The paper is titled “torch.manual_seed(3407) is all you need: On the influence of random seeds in deep learning architectures for computer vision” by David Picard.
The paper describes the effect of a random seed in training computer vision models. Here’s the quick histogram results.
It’s not nothing. And, to quote the paper:
On a scanning of 10^4 seeds, we obtained a difference between the maximum and minimum accuracy close to 2% which is above the threshold commonly used by the computer vision community of what is considered significant.
There’s a grain of salt to take with this result, which the paper also mentions:
First, the accuracy obtained in these experiments are not at the level of the state of the art. This is because of the budget constraint that forbids training for longer times. One could argue that the variations observed in these experiments could very well disappear after longer training times and/or with the better setup required to reach higher accuracy.
That said, this paper is a nice example of a growing concern on my end. Neural networks are not deterministic. At all.. This is a shame because it suggests that papers may be favoring luck by accident.
Or as the author nicely puts it:
As a matter of comparison, there are more than 10^4 submissions to major computer vision conferences each year. Of course, the submissions are not submitting the very same model, but they nonetheless account for an exploration of the seed landscape comparable in scale of the present study, of which the best ones are more likely to be selected for publication because of the impression it has on the reviewers.

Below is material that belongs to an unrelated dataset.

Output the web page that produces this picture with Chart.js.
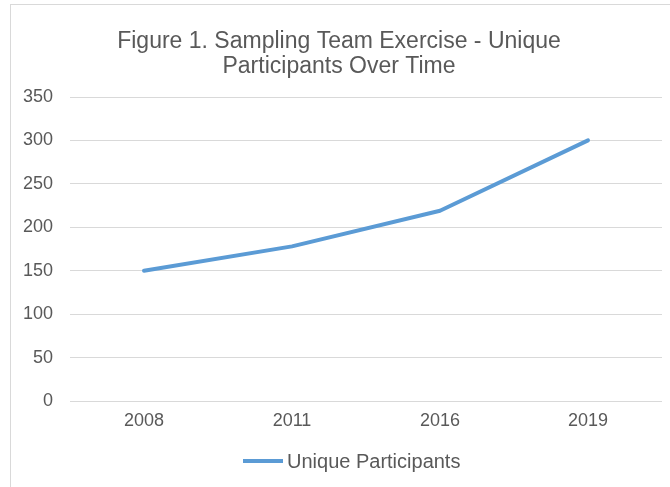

For each of these submissions, the researchers are likely to have modified many times hyper-parameters or even the computational graph through trial and error as is common practice in deep learning. Even if these changes where insignificant in terms of accuracy, they would have contributed to an implicit scan of seeds. Authors may inadvertently be searching for a lucky seed just by tweaking their model. Competing teams on a similar subject with similar methods may unknowingly aggregate the search for lucky seeds.
I am definitely not saying that all recent publications in computer vision are the result of lucky seed optimization. This is clearly not the case, these methods work. However, in the light of this short study, I am inclined to believe that many results are overstated due to implicit seed selection - be it from common experimental practice of trial and error or of the “evolutionary pressure” that peer review exerts on them.